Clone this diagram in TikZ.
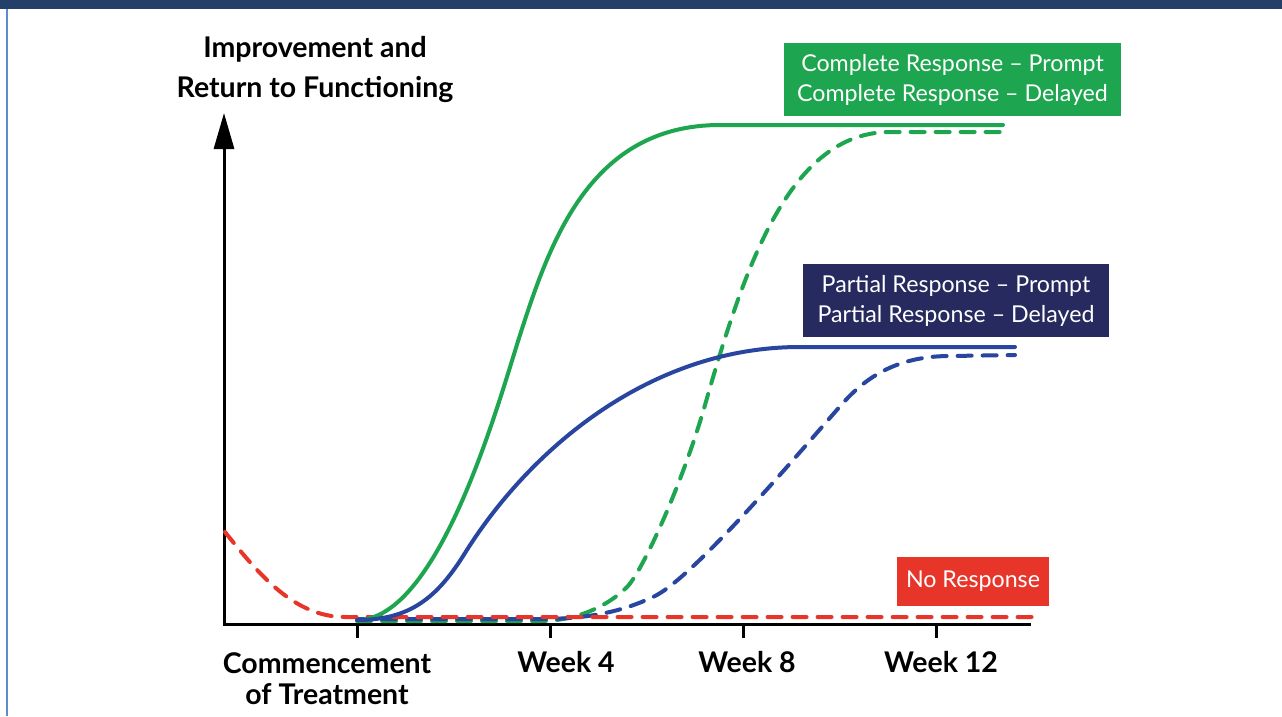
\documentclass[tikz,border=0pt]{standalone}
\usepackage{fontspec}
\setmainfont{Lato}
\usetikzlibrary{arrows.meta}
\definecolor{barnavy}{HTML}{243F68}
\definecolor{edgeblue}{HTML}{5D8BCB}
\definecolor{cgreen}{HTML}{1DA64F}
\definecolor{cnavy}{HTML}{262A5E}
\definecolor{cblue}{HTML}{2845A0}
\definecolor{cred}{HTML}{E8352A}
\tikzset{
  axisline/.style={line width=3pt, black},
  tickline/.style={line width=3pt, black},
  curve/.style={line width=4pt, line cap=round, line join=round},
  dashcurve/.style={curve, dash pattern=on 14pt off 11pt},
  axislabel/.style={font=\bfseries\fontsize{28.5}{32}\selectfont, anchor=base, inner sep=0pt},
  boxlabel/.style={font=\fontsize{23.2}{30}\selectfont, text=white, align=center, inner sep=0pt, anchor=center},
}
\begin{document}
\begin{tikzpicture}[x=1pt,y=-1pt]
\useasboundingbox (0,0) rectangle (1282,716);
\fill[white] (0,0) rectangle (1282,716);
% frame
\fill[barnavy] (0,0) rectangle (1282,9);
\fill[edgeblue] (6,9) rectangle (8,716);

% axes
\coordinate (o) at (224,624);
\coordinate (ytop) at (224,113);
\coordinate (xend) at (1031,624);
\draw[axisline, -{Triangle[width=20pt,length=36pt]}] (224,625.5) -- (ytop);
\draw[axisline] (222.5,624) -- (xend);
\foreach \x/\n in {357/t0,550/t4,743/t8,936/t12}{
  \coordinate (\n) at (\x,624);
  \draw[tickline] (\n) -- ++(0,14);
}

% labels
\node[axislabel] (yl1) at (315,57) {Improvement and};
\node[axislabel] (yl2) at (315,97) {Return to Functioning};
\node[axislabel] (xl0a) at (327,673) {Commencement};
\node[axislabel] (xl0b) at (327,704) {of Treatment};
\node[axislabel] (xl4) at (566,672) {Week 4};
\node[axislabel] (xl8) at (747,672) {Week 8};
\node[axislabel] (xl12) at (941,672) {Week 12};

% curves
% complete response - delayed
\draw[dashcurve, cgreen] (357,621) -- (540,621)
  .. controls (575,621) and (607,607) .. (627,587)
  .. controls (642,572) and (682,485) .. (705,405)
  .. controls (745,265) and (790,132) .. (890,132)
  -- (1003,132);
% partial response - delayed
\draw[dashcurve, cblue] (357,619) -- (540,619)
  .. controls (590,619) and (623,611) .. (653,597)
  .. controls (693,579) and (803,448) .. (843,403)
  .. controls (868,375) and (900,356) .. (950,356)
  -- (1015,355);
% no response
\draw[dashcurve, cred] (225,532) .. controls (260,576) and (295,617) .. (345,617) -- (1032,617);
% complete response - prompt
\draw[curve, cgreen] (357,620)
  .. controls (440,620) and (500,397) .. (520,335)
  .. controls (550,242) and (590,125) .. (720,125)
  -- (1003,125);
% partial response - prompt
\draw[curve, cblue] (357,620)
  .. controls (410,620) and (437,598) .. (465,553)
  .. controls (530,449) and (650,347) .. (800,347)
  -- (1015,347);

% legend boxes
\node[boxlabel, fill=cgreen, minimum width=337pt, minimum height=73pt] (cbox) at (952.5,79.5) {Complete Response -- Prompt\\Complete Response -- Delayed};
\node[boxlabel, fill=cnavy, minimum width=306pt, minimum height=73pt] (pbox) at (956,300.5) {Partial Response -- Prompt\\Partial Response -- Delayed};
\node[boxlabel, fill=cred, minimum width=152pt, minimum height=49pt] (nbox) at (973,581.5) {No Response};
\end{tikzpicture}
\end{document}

◇ ◇ ◇ ◇ ◇ ◇ ◇

Instructions to follow ->
Without the pictures, retype the whole of the material above exactly.

Response for this exercise ->
Clone this diagram in TikZ.
\documentclass[tikz,border=0pt]{standalone}
\usepackage{fontspec}
\setmainfont{Lato}
\usetikzlibrary{arrows.meta}
\definecolor{barnavy}{HTML}{243F68}
\definecolor{edgeblue}{HTML}{5D8BCB}
\definecolor{cgreen}{HTML}{1DA64F}
\definecolor{cnavy}{HTML}{262A5E}
\definecolor{cblue}{HTML}{2845A0}
\definecolor{cred}{HTML}{E8352A}
\tikzset{
  axisline/.style={line width=3pt, black},
  tickline/.style={line width=3pt, black},
  curve/.style={line width=4pt, line cap=round, line join=round},
  dashcurve/.style={curve, dash pattern=on 14pt off 11pt},
  axislabel/.style={font=\bfseries\fontsize{28.5}{32}\selectfont, anchor=base, inner sep=0pt},
  boxlabel/.style={font=\fontsize{23.2}{30}\selectfont, text=white, align=center, inner sep=0pt, anchor=center},
}
\begin{document}
\begin{tikzpicture}[x=1pt,y=-1pt]
\useasboundingbox (0,0) rectangle (1282,716);
\fill[white] (0,0) rectangle (1282,716);
% frame
\fill[barnavy] (0,0) rectangle (1282,9);
\fill[edgeblue] (6,9) rectangle (8,716);

% axes
\coordinate (o) at (224,624);
\coordinate (ytop) at (224,113);
\coordinate (xend) at (1031,624);
\draw[axisline, -{Triangle[width=20pt,length=36pt]}] (224,625.5) -- (ytop);
\draw[axisline] (222.5,624) -- (xend);
\foreach \x/\n in {357/t0,550/t4,743/t8,936/t12}{
  \coordinate (\n) at (\x,624);
  \draw[tickline] (\n) -- ++(0,14);
}

% labels
\node[axislabel] (yl1) at (315,57) {Improvement and};
\node[axislabel] (yl2) at (315,97) {Return to Functioning};
\node[axislabel] (xl0a) at (327,673) {Commencement};
\node[axislabel] (xl0b) at (327,704) {of Treatment};
\node[axislabel] (xl4) at (566,672) {Week 4};
\node[axislabel] (xl8) at (747,672) {Week 8};
\node[axislabel] (xl12) at (941,672) {Week 12};

% curves
% complete response - delayed
\draw[dashcurve, cgreen] (357,621) -- (540,621)
  .. controls (575,621) and (607,607) .. (627,587)
  .. controls (642,572) and (682,485) .. (705,405)
  .. controls (745,265) and (790,132) .. (890,132)
  -- (1003,132);
% partial response - delayed
\draw[dashcurve, cblue] (357,619) -- (540,619)
  .. controls (590,619) and (623,611) .. (653,597)
  .. controls (693,579) and (803,448) .. (843,403)
  .. controls (868,375) and (900,356) .. (950,356)
  -- (1015,355);
% no response
\draw[dashcurve, cred] (225,532) .. controls (260,576) and (295,617) .. (345,617) -- (1032,617);
% complete response - prompt
\draw[curve, cgreen] (357,620)
  .. controls (440,620) and (500,397) .. (520,335)
  .. controls (550,242) and (590,125) .. (720,125)
  -- (1003,125);
% partial response - prompt
\draw[curve, cblue] (357,620)
  .. controls (410,620) and (437,598) .. (465,553)
  .. controls (530,449) and (650,347) .. (800,347)
  -- (1015,347);

% legend boxes
\node[boxlabel, fill=cgreen, minimum width=337pt, minimum height=73pt] (cbox) at (952.5,79.5) {Complete Response -- Prompt\\Complete Response -- Delayed};
\node[boxlabel, fill=cnavy, minimum width=306pt, minimum height=73pt] (pbox) at (956,300.5) {Partial Response -- Prompt\\Partial Response -- Delayed};
\node[boxlabel, fill=cred, minimum width=152pt, minimum height=49pt] (nbox) at (973,581.5) {No Response};
\end{tikzpicture}
\end{document}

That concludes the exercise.